Beim Kongress "Marx is Muss" sagte Wissler entsprechend: "Wir sollten uns nicht der Illusion hingeben, dass wir die Gesellschaft aus den Angeln heben können über Anträge und Reden im Parlament."

"Vergleichsweise konstruktiv"

Zu ihren politischen Forderungen zählen neben einem Nato-Austritt, der Auflösung des Verfassungsschutzes und dem Stopp von Rüstungsexporten auch eine Vermögensabgabe, die Verstaatlichung von Krankenhäusern und Immobilienkonzernen sowie die Überwindung von Hartz-IV.

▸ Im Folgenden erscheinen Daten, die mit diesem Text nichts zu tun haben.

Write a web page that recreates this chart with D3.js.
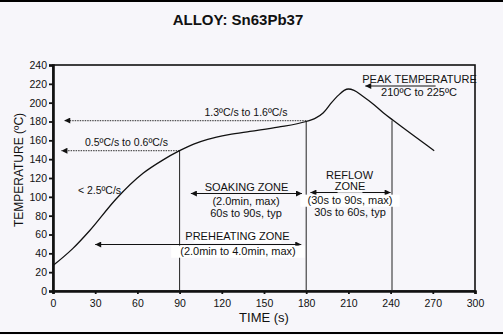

Trotz alledem gilt die Hessin bei anderen Landtagsfraktionen als "vergleichsweise konstruktiv", außerdem als charmant und zuverlässig. Wissler ist gut vernetzt und zählt zu den besten Rednerinnen im Parlament, ist Mitglied der globalisierungskritischen NGO "Attac" und der Gewerkschaft Verdi. Im Zusammenhang mit dem hessischen Polizeiskandal war Wissler von rechtsextremistischen Morddrohungen betroffen.

Kann das Duo harmonieren?

Kann das Duo aus Wissler und Bartsch harmonieren? Zumindest Bartsch hat seine Kooperationsfähigkeit mit ungleichen Partnern bereits unter Beweis gestellt – denn auch dem Doppel mit Sahra Wagenknecht wurden nur geringe Erfolgsaussichten bescheinigt. Das Bündnis funktionierte besser als gedacht. Wie es mit Wissler ausgehen wird, muss sich nun zeigen.

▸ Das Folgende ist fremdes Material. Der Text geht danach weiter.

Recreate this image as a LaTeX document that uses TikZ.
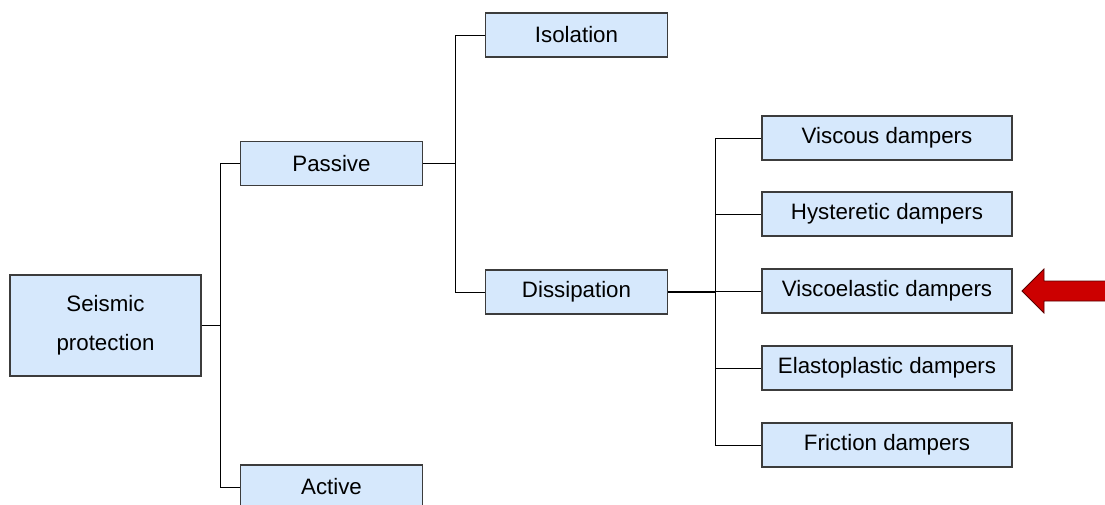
\documentclass[tikz,border=0pt]{standalone}
\usepackage{fontspec}
\setmainfont{Liberation Sans}
\definecolor{boxfill}{RGB}{214,232,252}
\definecolor{boxline}{RGB}{60,60,60}
\definecolor{arrred}{RGB}{204,0,0}
\definecolor{arrline}{RGB}{90,0,0}
\begin{document}
\begin{tikzpicture}[x=1pt,y=-1pt,
  box/.style={draw=boxline,line width=1.1pt,fill=boxfill,rectangle,inner sep=0pt,
    font=\fontsize{22.3}{39}\selectfont,align=center},
  small/.style={box,minimum width=182pt,minimum height=44pt},
  wide/.style={box,minimum width=250pt,minimum height=44pt},
  link/.style={draw=black,line width=0.9pt}]
\clip (0,0) rectangle (1105,504);
\fill[white] (0,0) rectangle (1105,504);
\node[box,minimum width=191pt,minimum height=101pt] (seis) at (105.5,325.5) {Seismic\\protection};
\node[small] (pas) at (331.5,163.5) {Passive};
\node[small] (act) at (331.5,487) {Active};
\node[small] (iso) at (576.5,35) {Isolation};
\node[small] (dis) at (576.5,292) {Dissipation};
\node[wide] (vis) at (887,138) {Viscous dampers};
\node[wide] (hys) at (887,214) {Hysteretic dampers};
\node[wide] (vel) at (887,291) {Viscoelastic dampers};
\node[wide] (ela) at (887,368) {Elastoplastic dampers};
\node[wide] (fri) at (887,445) {Friction dampers};
\coordinate (j1) at (220,325.5);
\coordinate (j2) at (455,163.5);
\coordinate (j3) at (715,292);
\draw[link] (seis.east) -- (j1);
\draw[link] (j1) |- (pas.west);
\draw[link] (j1) |- (act.west);
\draw[link] (pas.east) -- (j2);
\draw[link] (j2) |- (iso.west);
\draw[link] (j2) |- (dis.west);
\draw[link,line width=1.6pt] (dis.east) -- (j3);
\draw[link] (j3) |- (vis.west);
\draw[link] (j3) |- (hys.west);
\draw[link] (j3) |- (vel.west);
\draw[link] (j3) |- (ela.west);
\draw[link] (j3) |- (fri.west);
\coordinate (tip) at (1022,291);
\draw[fill=arrred,draw=arrline,line width=0.8pt,line join=miter]
  (tip) -- (1044,269) -- (1044,281) -- (1106,281) -- (1106,301) -- (1044,301) -- (1044,313) -- cycle;
\end{tikzpicture}
\end{document}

An ihrer Bühnen-Performance müssen die beiden Linkspolitiker definitiv noch arbeiten: Bei einem gemeinsamen Presseauftritt verließen Bartsch und Wissler ohne sich umzudrehen die Bühne in entgegengesetzten Richtungen – sie nach rechts, er nach links. Den kosmetischen Fehler nicht zum Sinnbild werden zu lassen, hat das Duo nun selbst in der Hand.